In esso, infatti, non esiste la figura di un dio più o meno antropomorfizzato da adorare od invocare; è assente anche una fede da seguire ciecamente, accompagnata da norme astratte, da riti esteriori, da un pensiero teologico molto spesso arzigogolato, contraddittorio ed illogico. Si tratta, invece, di un modo diverso di considerare le cose, per uscire finalmente dalla prigione costituita dall'illusione dei sensi e dalla ruota della rinascita. Non si promette, quindi, un premio od una salvezza da ottenere dopo la morte, in un'altra dimensione, casomai attraverso la redenzione vicaria, ottenuta da un salvatore o da una grazia, che operano esternamente rispetto a noi. Il buddhismo, invece, promette una liberazione ottenibile hic et nunc, cioè in questa vita e su questa terra, grazie ai nostri sforzi, al nostro impegno individuale, salvaguardando così l'idea di giustizia, altrimenti oltremodo compromessa. Si tratta, pertanto, di una via eminentemente pratica, che dona a tutti coloro che s'incamminano su tale sentiero la possibilità di verificare sperimentalmente i progressi compiuti e le mete raggiunte.

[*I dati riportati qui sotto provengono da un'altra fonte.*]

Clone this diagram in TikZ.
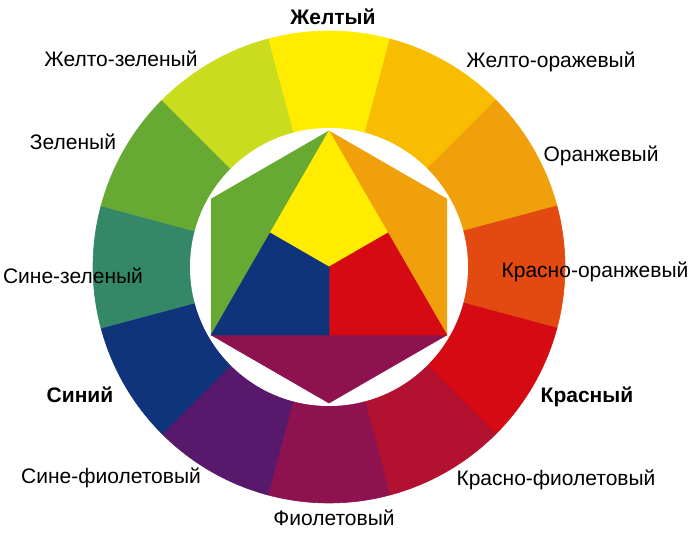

Ovviamente sussistono, come nelle religioni positive, ma non estrapolati da un contesto teorico, col rischio di vanificarli, dei princìpi etici a cui uniformarsi, per conseguire la suddetta liberazione.

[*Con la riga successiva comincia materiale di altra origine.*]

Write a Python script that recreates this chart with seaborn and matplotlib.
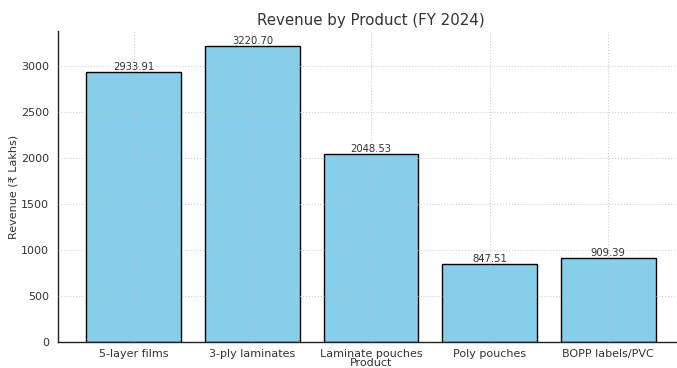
import matplotlib
matplotlib.use("Agg")
import matplotlib.pyplot as plt
import seaborn as sns
import pandas as pd

products = ["5-layer films", "3-ply laminates", "Laminate pouches", "Poly pouches", "BOPP labels/PVC"]
revenue = [2933.91, 3220.70, 2048.53, 847.51, 909.39]

df = pd.DataFrame({"Product": products, "Revenue": revenue})

sns.set_style("white")
plt.rcParams["font.family"] = ["DejaVu Sans"]
text_color = "#333333"

fig = plt.figure(figsize=(6.77, 3.68), dpi=100)
ax = fig.add_axes([58 / 677, 26 / 368, (684 - 58) / 677, (342 - 31) / 368])

sns.barplot(data=df, x="Product", y="Revenue", color="#87CEEB", edgecolor="black",
            linewidth=1.0, saturation=1, ax=ax, width=0.8)

for i, v in enumerate(revenue):
    ax.text(i, v, f"{v:.2f}", ha="center", va="bottom", fontsize=7.2, color=text_color)

ax.set_title("Revenue by Product (FY 2024)", fontsize=10.8, color=text_color, pad=4)
ax.set_xlabel("Product", fontsize=8, color=text_color, labelpad=-1)
ax.set_ylabel("Revenue (₹ Lakhs)", fontsize=8, color=text_color, labelpad=2)
ax.tick_params(axis="both", labelsize=8, colors=text_color, length=3, width=0.8)
ax.tick_params(axis="x", pad=2)
ax.set_yticks([0, 500, 1000, 1500, 2000, 2500, 3000])
ax.set_xlim(-0.64, 4.64)
ax.set_ylim(0, 3220.70 * 1.05)

ax.grid(True, linestyle=":", color="#bbbbbb", linewidth=0.8, alpha=0.7)
ax.set_axisbelow(False)
for s in ["top", "right"]:
    ax.spines[s].set_visible(False)
for s in ["left", "bottom"]:
    ax.spines[s].set_color("#222222")
    ax.spines[s].set_linewidth(1.0)

fig.savefig("out.png", dpi=100)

Ognuno, quindi, è artefice del proprio destino e responsabile delle sue azioni. Non ci si illuda, però; la via non è né semplice, né rapida, ma possibile.

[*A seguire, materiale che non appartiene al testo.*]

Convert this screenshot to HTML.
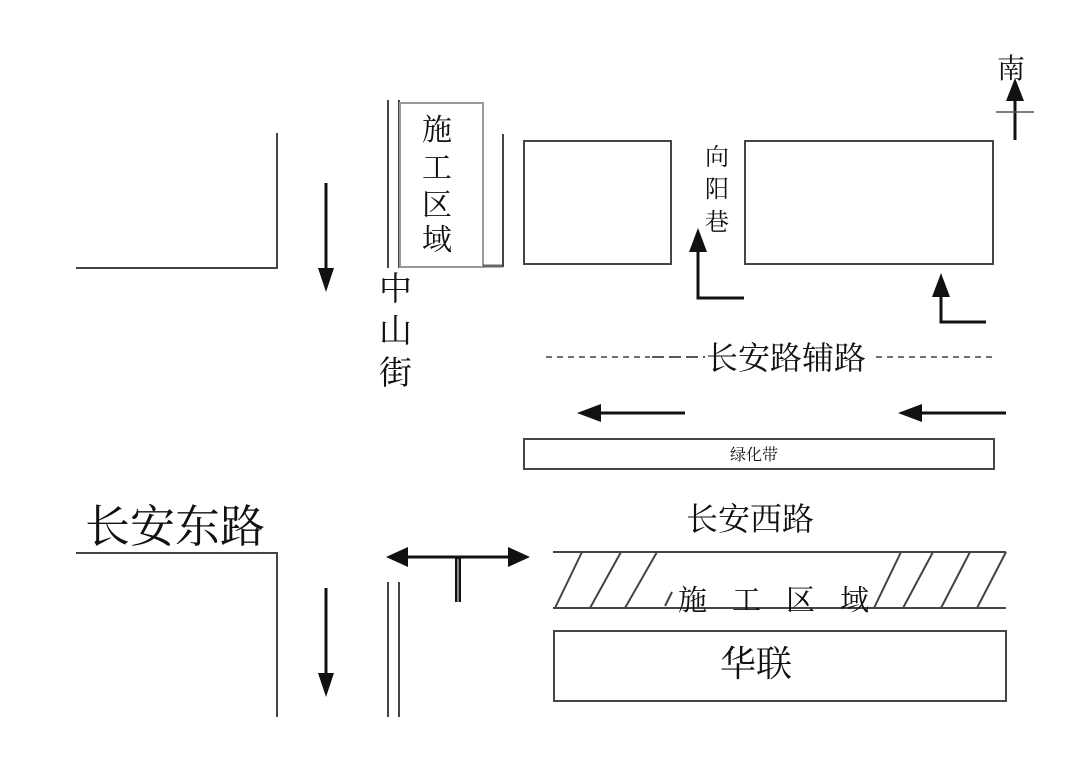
<!DOCTYPE html>
<html><head><meta charset="utf-8"><style>
html,body{margin:0;padding:0;background:#fff;}
svg{display:block;}
text{font-family:"Liberation Serif","Noto Serif CJK SC","Noto Sans CJK SC",serif;fill:#111;}
</style></head><body>
<svg width="1080" height="767" viewBox="0 0 1080 767" xmlns="http://www.w3.org/2000/svg">
<g stroke="#444" stroke-width="2" fill="none">
<polyline points="76,268 277,268 277,133"/>
<polyline points="76,553 277,553 277,717"/>
<line x1="388" y1="100" x2="388" y2="268"/>
<line x1="399" y1="100" x2="399" y2="268"/>
<rect x="400" y="103" width="83" height="164" stroke="#999"/>
<line x1="483" y1="266" x2="503" y2="266" stroke="#666" stroke-width="3"/>
<line x1="503" y1="134" x2="503" y2="267"/>
<line x1="388" y1="582" x2="388" y2="717"/>
<line x1="399" y1="582" x2="399" y2="717"/>
<rect x="524" y="141" width="147" height="123"/>
<rect x="745" y="141" width="248" height="123"/>
<rect x="524" y="439" width="470" height="30"/>
<line x1="553" y1="552" x2="1006" y2="552"/>
<line x1="553" y1="608" x2="1006" y2="608"/>
<line x1="555" y1="608" x2="582" y2="552"/>
<line x1="590" y1="608" x2="621" y2="552"/>
<line x1="625" y1="608" x2="657" y2="552"/>
<line x1="665" y1="606" x2="672" y2="592"/>
<line x1="874" y1="608" x2="901" y2="552"/>
<line x1="903" y1="608" x2="933" y2="552"/>
<line x1="941" y1="608" x2="970" y2="552"/>
<line x1="977" y1="608" x2="1006" y2="552"/>
<rect x="554" y="631" width="452" height="70"/>
</g>
<line x1="546" y1="357" x2="650" y2="357" stroke="#444" stroke-width="1.5" stroke-dasharray="6,5"/>
<line x1="652" y1="357" x2="705" y2="357" stroke="#222" stroke-width="1.5" stroke-dasharray="12,5"/>
<line x1="876" y1="357" x2="992" y2="357" stroke="#444" stroke-width="1.5" stroke-dasharray="6,5"/>
<g stroke="#111" stroke-width="3" fill="none">
<line x1="326" y1="183" x2="326" y2="272"/>
<line x1="326" y1="588" x2="326" y2="680"/>
<line x1="685" y1="413" x2="595" y2="413"/>
<line x1="1006" y1="413" x2="915" y2="413"/>
<polyline points="744,298 698,298 698,245"/>
<polyline points="986,322 941,322 941,292"/>
<line x1="1015" y1="140" x2="1015" y2="95"/>
<line x1="400" y1="557" x2="515" y2="557"/>
<line x1="458" y1="557" x2="458" y2="602" stroke-width="6"/>
<line x1="458" y1="559" x2="458" y2="602" stroke="#fff" stroke-width="1"/>
</g>
<g fill="#111">
<polygon points="326,292 318,268 334,268"/>
<polygon points="326,697 318,673 334,673"/>
<polygon points="577,413 601,404 601,422"/>
<polygon points="898,413 922,404 922,422"/>
<polygon points="698,228 689,252 707,252"/>
<polygon points="941,273 932,297 950,297"/>
<polygon points="1015,78 1006,101 1024,101"/>
<polygon points="386,557 408,547 408,567"/>
<polygon points="530,557 508,547 508,567"/>
</g>
<line x1="996" y1="112" x2="1034" y2="112" stroke="#555" stroke-width="1.5"/>
<text x="997" y="78" font-size="28">南</text>
<g font-size="30">
<text x="422" y="140">施</text><text x="422" y="178">工</text><text x="422" y="215">区</text><text x="422" y="250">域</text>
<text x="379" y="300" font-size="33">中</text><text x="379" y="342" font-size="33">山</text><text x="379" y="384" font-size="33">街</text>
</g>
<g font-size="24"><text x="705" y="165">向</text><text x="705" y="197">阳</text><text x="705" y="230">巷</text></g>
<text x="706" y="369" font-size="32">长安路辅路</text>
<text x="730" y="460" font-size="16">绿化带</text>
<text x="85" y="542" font-size="45">长安东路</text>
<text x="686" y="530" font-size="32">长安西路</text>
<text x="678" y="610" font-size="29" letter-spacing="25">施工区域</text>
<text x="720" y="676" font-size="36">华联</text>
</svg>
</body></html>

E questo è il messaggio di speranza lanciato da un grande Maestro circa 2600 anni orsono a tutto il mondo. Torniamo su un concetto basilare del buddhismo, quello dell'assenza di un dio personale, per sfatare una delle più ridicole accuse ad esso rivolte: quella di ateismo. Se riflettiamo un attimo su tale puerile obiezione, ci rendiamo conto della sua inconsistenza.
Innanzitutto, quello che si nega è il dio antropomorfizzato delle religioni exoteriche e non il Dio immanifesto, inconoscibile ed impersonale. Il dio che è morto è quello che deve morire, se non si vuol degradare la religione ad una farsa. Non è, quindi, negata a priori l'esistenza di un Dio; si afferma solo che, prima di porsi tale quesito, l'umanità deve risolvere tutte le sue insufficienze e ben altri problemi, che la rendono inquieta e tormentata: in primis, quello del dolore. Le indagini sull'infinità dell'universo, sulla sopravvivenza dell'anima, sui misteri metafisici impossibili a chiarirsi razionalmente verranno dopo e saranno risolte in modo naturale.
Abbiamo anche detto che in tale visione delle cose non servono dogmi e fede cieca. Eresia? A nostro avviso, no; infatti, si crede solo ciò che non si conosce. Invece, quando si sa che qualcosa è vero, non è necessario credervi.
Il bisogno di credere, in fondo, è un'implicita ammissione di ignoranza ed il Buddha insegna che l'ignoranza è causa di sofferenza. Il cerchio si chiude sempre più stretto; per cui, è impossibile ogni compromesso. Il nodo di gordio va troncato, prima che si strangoli. La verità, dunque, va trovata individualmente, senza turare in verba magistri, nemmeno su quelle del Buddha.
Come si vede, il metodo sperimentale, usato per le scienze umane, si dimostra valido anche nell'ambito della liberazione individuale. Il buddhismo, quindi, si limita a spiegare e ad indicare una via, su cui poi ciascuno deve provare la sua «nobilitade».
Interrompiamo qui la nostra digressione, per non tediare oltre i lettori, e torniamo al film di Bertolucci, che ha l'indiscusso merito non solo di chiarire i princìpi basilari del pensiero buddhista, come abbiamo già detto, con tocco sapiente e leggero, ma soprattutto di tradurli in chiave poetica e spettacolare; il che è ancor meno semplice.
Una grande opera, la migliore, a nostro avviso, nell'intera produzione del regista il quale, proprio perché proviene da un ambiente «laico», si dimostra in grado di intendere al meglio l'essenza del buddhismo, privo com'è di sovrastrutture ideologiche ed opinioni prefabbricate forzosamente imposte a chi, invece, ha ricevuto un'educazione confessionale di qualsiasi tipo. Concludiamo il nostro intervento sul film in questione, invitando i lettori non solo a visionare l'opera, ma, quel che è più importante, a meditarci su.
D'altra parte, ciò è inevitabile anche da parte dello spettatore più impreparato e sprovveduto. Sono, infatti, i contenuti stessi che s'impongono all'attenzione, stimolando una proficua, salutare e forse (chissà!) liberatoria riflessione sul nostro essere ed agire, in vista di un domani migliore per il singolo e l'intera specie umana.
Ci piace concludere, affermando che il piccolo Buddha del titolo non è solo o tanto il bimbo, possibile reincarnazione di un lama tibetano, quanto la metafora dello spirito, scintilla divina in ognuno di noi. Crediamo che questo sia il più vero messaggio di un grande regista, che modestamente parla di un «piccolo film», ma che individualmente è approdato a nuovi lidi, la cui esplorazione sarà utile a lui stesso ed all'uomo occidentale in genere, tali da costituire, più che un arrivo, un inizio dagli imprevedibili sviluppi. Ci auguriamo, pertanto, ma in realtà ci crediamo profondamente e lo sentiamo con incrollabile certezza, che quest'opera non potrà non segnare una svolta nella storia del cinema, rispondendo finalmente a quel bisogno di spiritualità troppo a lungo negato in un'epoca segnata dal materialismo, che non ha mancato, purtroppo, di mostrare i deleteri effetti di tale scelta insensata.